Perhaps it's as simple as the more people you're trying to reach, the more uncomplicated you have to make the message. And perhaps that explains the strange interlude after the Offspring played a muscular rendition of "Bad Habit."

"Ladies and Gentleman, please welcome the Backstreet Boys," said an announcer, and five mannequins dressed as the Backstreet Boys promptly appeared. To the booing crowd, Holland retored, "You wanna see how much I love the Backstreet Boys?" and then methodically decimated each "Backstreet Boy" with a big orange baseball bat. The crowd loved it. LOVED IT! But what the hell was that about?

Americana finds the Offspring, in witty and astute form, taking dead aim on some of society's least attractive (yet strangely compelling) ills, from white guys trying to be "down," to the failure of prisons to rehabilitate, to therapy-junkies and on and on. So why then are the Offspring taking such a cheap and obvious pot-shot at such an easy target? To further confuse, the Offspring then rushed headlong into "Cool to Hate," a song that cleverly sheds light on the way it's easier "to tear things down than build them up/it's easier that way." If irony was intended, it was lost on an audience who just thought it was "rad" to see Holland take a baseball bat to the Backstreet Boys.
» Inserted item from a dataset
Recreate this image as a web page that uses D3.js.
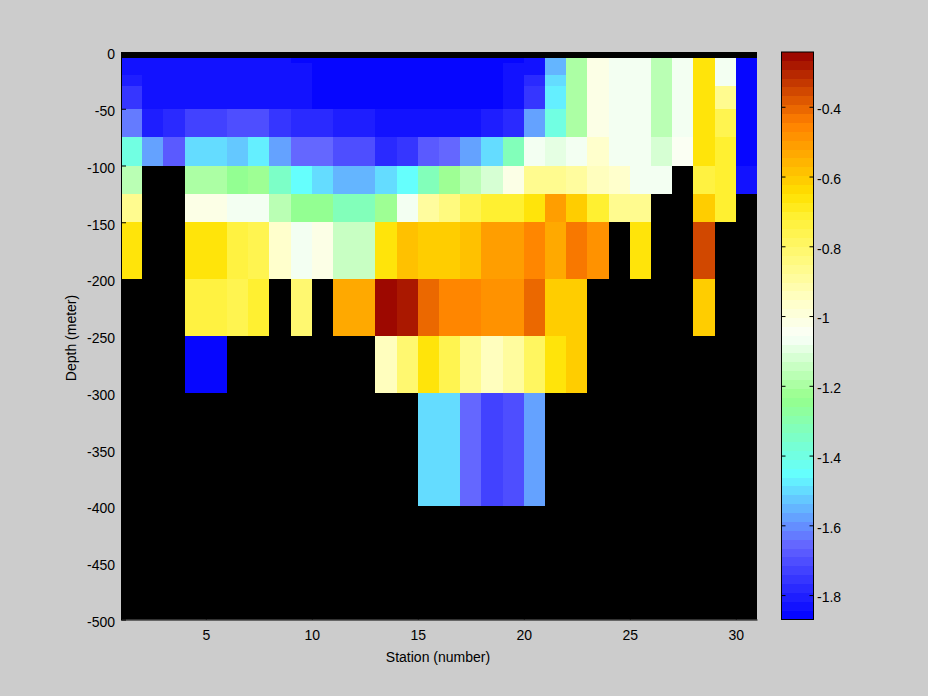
<!DOCTYPE html>
<html>
<head>
<meta charset="utf-8">
<script src="https://cdn.jsdelivr.net/npm/d3@7"></script>
<style>
  body { margin: 0; background: #cccccc; }
  svg { display: block; }
  text { font-family: "Liberation Sans", Arial, Helvetica, sans-serif; }
</style>
</head>
<body>
<svg id="chart" width="928" height="696"></svg>
<script>
const N = null;

// Cell edges: stations (x) and depths in metres (y)
const stationEdges = [1,2,3,4,5,6,7,8,9,10,11,12,13,14,15,16,17,18,19,20,21,22,23,24,25,26,27,28,29,30,31];
const depthEdges = [0,5,10,20,30,50,75,100,125,150,200,250,300,400,500];

// Values per depth layer (rows) and station (columns); null = no data
const values = [
  [N,N,N,N,N,N,N,N,N,N,N,N,N,N,N,N,N,N,N,N,N,N,N,N,N,N,N,N,N,N],
  [-1.84,-1.84,-1.84,-1.84,-1.84,-1.84,-1.84,-1.84,-1.86,-1.86,-1.86,-1.86,-1.86,-1.86,-1.86,-1.86,-1.86,-1.86,-1.86,-1.83,-1.56,-1.20,-1.01,-1.07,-1.08,-1.16,-1.06,-0.67,-1.08,-1.86],
  [-1.84,-1.84,-1.84,-1.84,-1.84,-1.84,-1.84,-1.84,-1.84,-1.86,-1.86,-1.86,-1.86,-1.86,-1.86,-1.86,-1.86,-1.86,-1.84,-1.83,-1.56,-1.20,-1.01,-1.06,-1.08,-1.16,-1.06,-0.67,-1.08,-1.86],
  [-1.80,-1.84,-1.84,-1.84,-1.84,-1.84,-1.84,-1.84,-1.84,-1.86,-1.86,-1.86,-1.86,-1.86,-1.86,-1.86,-1.86,-1.86,-1.84,-1.79,-1.50,-1.20,-1.01,-1.06,-1.06,-1.16,-1.06,-0.67,-1.06,-1.86],
  [-1.76,-1.84,-1.84,-1.84,-1.84,-1.84,-1.84,-1.84,-1.84,-1.86,-1.86,-1.86,-1.86,-1.86,-1.86,-1.86,-1.86,-1.86,-1.84,-1.76,-1.47,-1.20,-1.01,-1.06,-1.06,-1.16,-1.06,-0.67,-0.87,-1.86],
  [-1.63,-1.81,-1.79,-1.74,-1.74,-1.71,-1.71,-1.76,-1.78,-1.78,-1.81,-1.81,-1.84,-1.84,-1.84,-1.84,-1.84,-1.81,-1.79,-1.58,-1.40,-1.20,-1.01,-1.06,-1.06,-1.16,-1.08,-0.67,-0.77,-1.86],
  [-1.40,-1.59,-1.68,-1.50,-1.50,-1.52,-1.47,-1.58,-1.65,-1.65,-1.70,-1.70,-1.79,-1.76,-1.68,-1.65,-1.59,-1.50,-1.33,-1.07,-1.10,-1.07,-0.97,-1.06,-1.08,-1.12,-1.05,-0.67,-0.72,-1.86],
  [-1.18,N,N,-1.20,-1.20,-1.25,-1.23,-1.35,-1.45,-1.49,-1.54,-1.54,-1.49,-1.45,-1.33,-1.23,-1.18,-1.11,-1.03,-0.87,-0.86,-0.89,-0.95,-0.97,-1.08,-1.06,N,-0.73,-0.71,-1.84],
  [-0.87,N,N,-1.03,-1.03,-1.08,-1.08,-1.18,-1.25,-1.25,-1.33,-1.33,-1.21,-1.06,-0.89,-0.84,-0.77,-0.71,-0.71,-0.67,-0.52,-0.62,-0.71,-0.87,-0.87,N,N,-0.62,-0.71,N],
  [-0.67,N,N,-0.67,-0.67,-0.74,-0.76,-0.97,-1.06,-1.01,-1.15,-1.15,-0.67,-0.58,-0.60,-0.60,-0.58,-0.52,-0.52,-0.47,-0.54,-0.44,-0.49,N,-0.67,N,N,-0.37,N,N],
  [N,N,N,-0.73,-0.73,-0.76,-0.71,N,-0.82,N,-0.54,-0.54,-0.24,-0.28,-0.40,-0.47,-0.47,-0.49,-0.49,-0.40,-0.62,-0.60,N,N,N,N,N,-0.62,N,N],
  [N,N,N,-1.86,-1.86,N,N,N,N,N,N,N,-0.95,-0.82,-0.67,-0.76,-0.86,-0.94,-0.89,-0.79,-0.67,-0.62,N,N,N,N,N,N,N,N],
  [N,N,N,N,N,N,N,N,N,N,N,N,N,N,-1.50,-1.50,-1.65,-1.73,-1.70,-1.58,N,N,N,N,N,N,N,N,N,N],
  [N,N,N,N,N,N,N,N,N,N,N,N,N,N,N,N,N,N,N,N,N,N,N,N,N,N,N,N,N,N]
];

const xTickValues = [5,10,15,20,25,30];
const yTickValues = [0,-50,-100,-150,-200,-250,-300,-350,-400,-450,-500];
const cbTickValues = [-1.8,-1.6,-1.4,-1.2,-1,-0.8,-0.6,-0.4];
const colorLimits = [-1.870, -0.243];

// Colormap anchors (position 0..1, colour)
const cmapStops = [0, 0.13, 0.255, 0.39, 0.50, 0.56, 0.63, 0.71, 0.75, 0.78, 0.875, 1.0];
const cmapColors = ["#0000ff","#6464ff","#64ffff","#96ff8c","#fafffa","#ffffc8","#fffa82","#fff032","#ffe100","#ffc800","#ff8000","#960000"];
const nColors = 64;

const svg = d3.select("#chart");
svg.append("rect").attr("width", 928).attr("height", 696).attr("fill", "#cccccc");

const x = d3.scaleLinear().domain([1, 31]).range([121, 757]);
const y = d3.scaleLinear().domain([-500, 0]).range([619.5, 52]);

const anchor = d3.scaleLinear().domain(cmapStops).range(cmapColors).interpolate(d3.interpolateRgb);
const cmap = d3.range(nColors).map(k => d3.rgb(anchor((k + 0.5) / nColors)).formatHex());
const color = d3.scaleQuantize().domain(colorLimits).range(cmap);

// Axes background (no-data colour)
svg.append("rect")
  .attr("x", x(1)).attr("y", y(0))
  .attr("width", x(31) - x(1)).attr("height", y(-500) - y(0))
  .attr("fill", "#000000");

const cells = [];
values.forEach((row, i) => row.forEach((v, j) => { if (v !== null) cells.push({ i, j, v }); }));

svg.append("g").selectAll("rect").data(cells).join("rect")
  .attr("x", d => x(stationEdges[d.j]))
  .attr("width", d => x(stationEdges[d.j + 1]) - x(stationEdges[d.j]))
  .attr("y", d => y(-depthEdges[d.i]))
  .attr("height", d => y(-depthEdges[d.i + 1]) - y(-depthEdges[d.i]))
  .attr("fill", d => color(d.v))
  .attr("shape-rendering", "crispEdges");

const fmt = d => String(d);

function styleAxis(g) {
  g.selectAll("path, line").attr("stroke", "#000");
  g.selectAll("text").attr("fill", "#000")
    .style("font-family", '"Liberation Sans", Arial, Helvetica, sans-serif')
    .style("font-size", "14px");
}

const gx = svg.append("g").attr("transform", `translate(0,${y(-500)})`)
  .call(d3.axisBottom(x).tickValues(xTickValues).tickFormat(fmt).tickSize(-5).tickSizeOuter(0).tickPadding(11));
styleAxis(gx);

const gy = svg.append("g").attr("transform", `translate(${x(1)},0)`)
  .call(d3.axisLeft(y).tickValues(yTickValues).tickFormat(fmt).tickSize(-5).tickSizeOuter(0).tickPadding(6));
styleAxis(gy);
gy.selectAll("text").attr("dy", "0.49em");

svg.append("text")
  .attr("x", 438).attr("y", 661.5)
  .attr("text-anchor", "middle")
  .style("font-size", "14px")
  .text("Station (number)");

svg.append("text")
  .attr("transform", "translate(76,338) rotate(-90)")
  .attr("text-anchor", "middle")
  .style("font-size", "14px")
  .text("Depth (meter)");

// Colorbar
const cbX0 = 781.5, cbX1 = 813.5;
const cb = d3.scaleLinear().domain(colorLimits).range([619.5, 52]);

svg.append("g").selectAll("rect").data(cmap).join("rect")
  .attr("x", cbX0).attr("width", cbX1 - cbX0)
  .attr("y", c => cb(color.invertExtent(c)[1]))
  .attr("height", c => cb(color.invertExtent(c)[0]) - cb(color.invertExtent(c)[1]))
  .attr("fill", c => c)
  .attr("shape-rendering", "crispEdges");

svg.append("rect")
  .attr("x", cbX0).attr("y", cb(colorLimits[1]))
  .attr("width", cbX1 - cbX0).attr("height", cb(colorLimits[0]) - cb(colorLimits[1]))
  .attr("fill", "none").attr("stroke", "#000").attr("stroke-width", 1);

const gcbR = svg.append("g").attr("transform", `translate(${cbX1},0)`)
  .call(d3.axisRight(cb).tickValues(cbTickValues).tickFormat(fmt).tickSize(-4).tickSizeOuter(0).tickPadding(3.5));
styleAxis(gcbR);
gcbR.select(".domain").remove();
gcbR.selectAll("text").attr("dy", "0.48em");

const gcbL = svg.append("g").attr("transform", `translate(${cbX0},0)`)
  .call(d3.axisLeft(cb).tickValues(cbTickValues).tickFormat("").tickSize(-4).tickSizeOuter(0));
styleAxis(gcbL);
gcbL.select(".domain").remove();
</script>
</body>
</html>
Aside from that, the visceral set did have some nice cartoonish surprises, including the guy dressed in a convict's stripes who delivered some mid-song dialogue with Holland during "Walla Walla," and Guy Cohen (who plays the spindly white guy lampooned in the video for the hit single "Pretty Fly (For a White Guy)" ) busting those familiar break dance moves. His presence, coupled with the fact that the Offspring themselves looked just like they do in their videos, gave the show less of the real immediacy of a concert and more of the glossy, over-styled and under-substanced sheen of an MTV Buzz Bin clip. But judging from the screaming of the more than 6,000 fans in the house, that's what the kids came to see.